@extomar said:
...and Bulldozer was a mess (some call it a disaster but I wouldn't go that far)....
A processor that no longer offered a price/performance advantage to the main subset of people who looked to AMD for that very reason, single thread performance that lagged behind the previous generation of AMD CPUs, multithread performance that at best tied Intel's mainline offerings (at a worse price point), and extreme power consumption in comparison to Sandy Bridge (especially when overclocked)? What part of Bulldozer wasn't a disaster? Was it the part where some FX chips threw a fit with Steam, of all things, and AMD needed to release a BIOS update to certain boards to handle it? Or the part where, in trying to show that the sky isn't falling, they had to release charts which showed that yes, under some applications, these new chips could beat the old ones?

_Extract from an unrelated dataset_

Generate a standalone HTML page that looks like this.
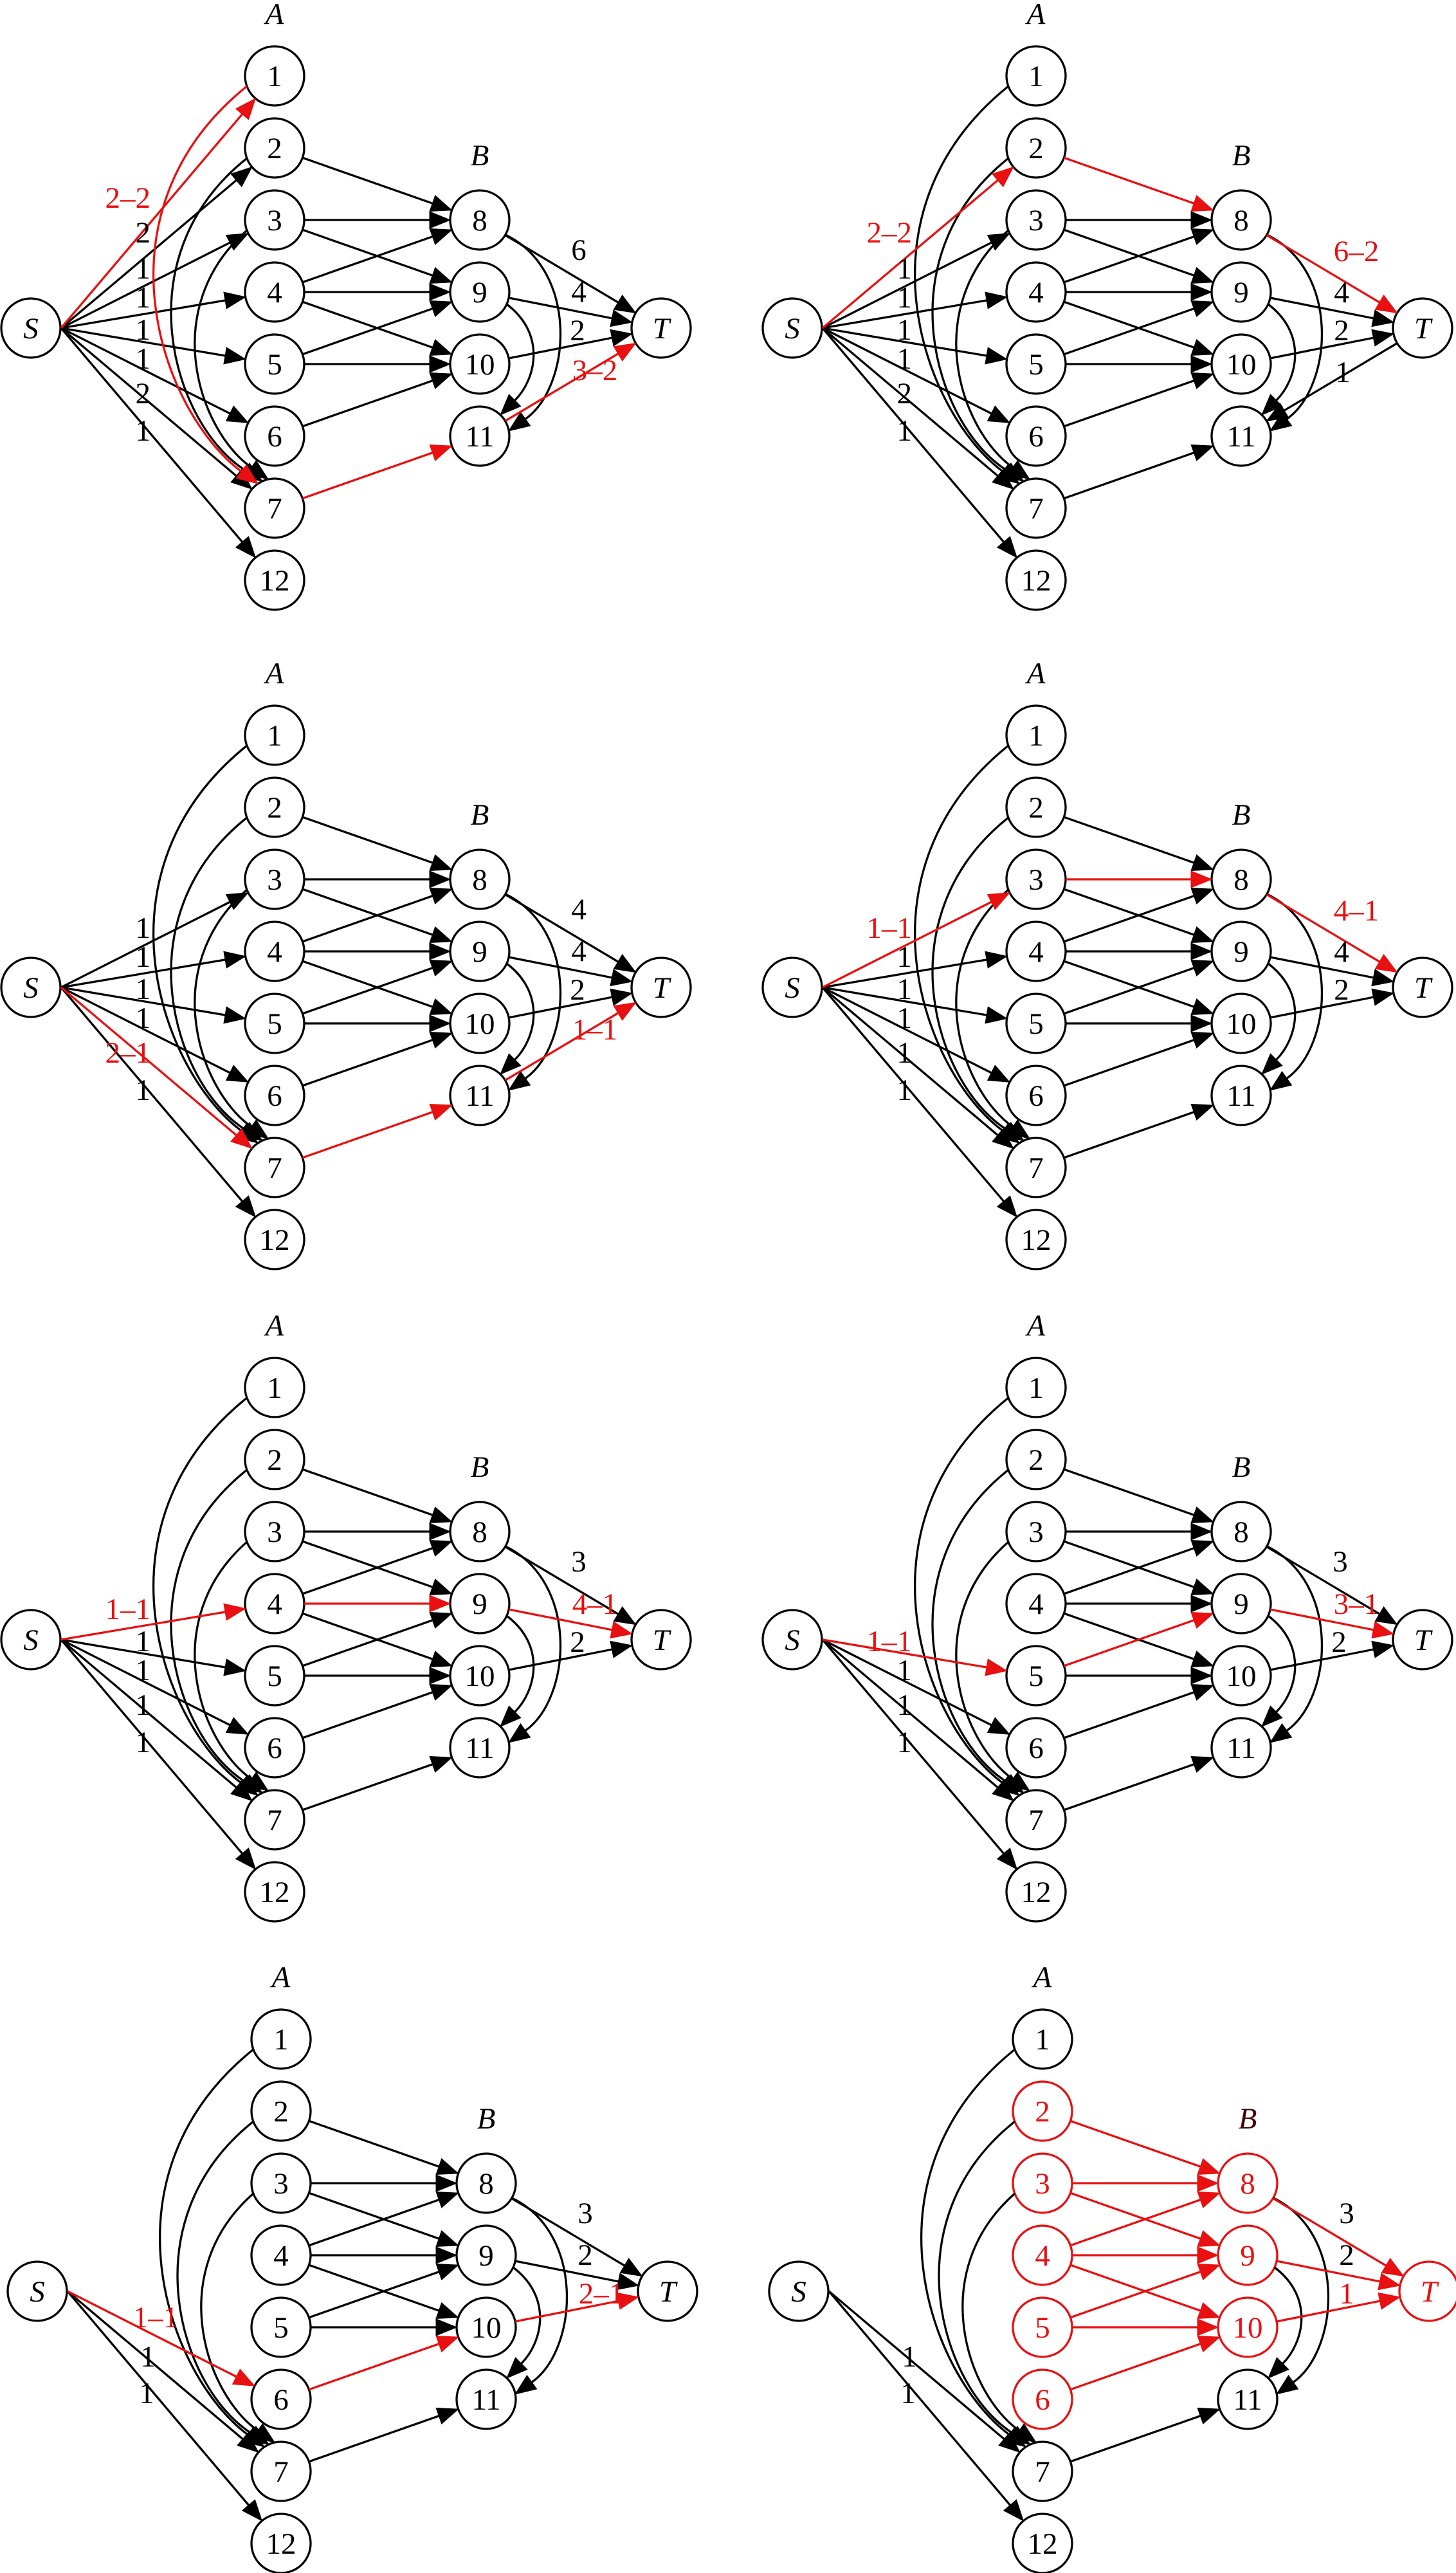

When you cut to the heart of the matter, Bulldozer was an absolute nightmare for a person wanting an AMD CPU in their system, for whatever reason. The 2500K (and to a lesser extent, the rest of Sandy Bridge), allowed Intel to laugh all the way to the bank even louder than they usually do, because if you are giving up the price/performance crown to them, of all things, what did AMD have left to fight back with? In that generation, nothing.
I don't want AMD to die. Choice is only ever a good thing. And I know AMD is never going to be able to topple Intel in a performance battle; even in their heyday, it was a brutal race. But Intel learned well from their failures, and I want to see AMD do the same by winning back the small market segment they had (price/performance minded consumers) and by taking a page from Intel's book and integrating some aspect of their competitors strategy for their benefit. Itanium was a total flop, so Intel nabbed x86-64. AMD needs a similar caliber move if they want to stay relevant in the mainstream CPU game, and they need to be a lot lighter on their feet if they want to avoid missing out on opportunities like they did with netbooks.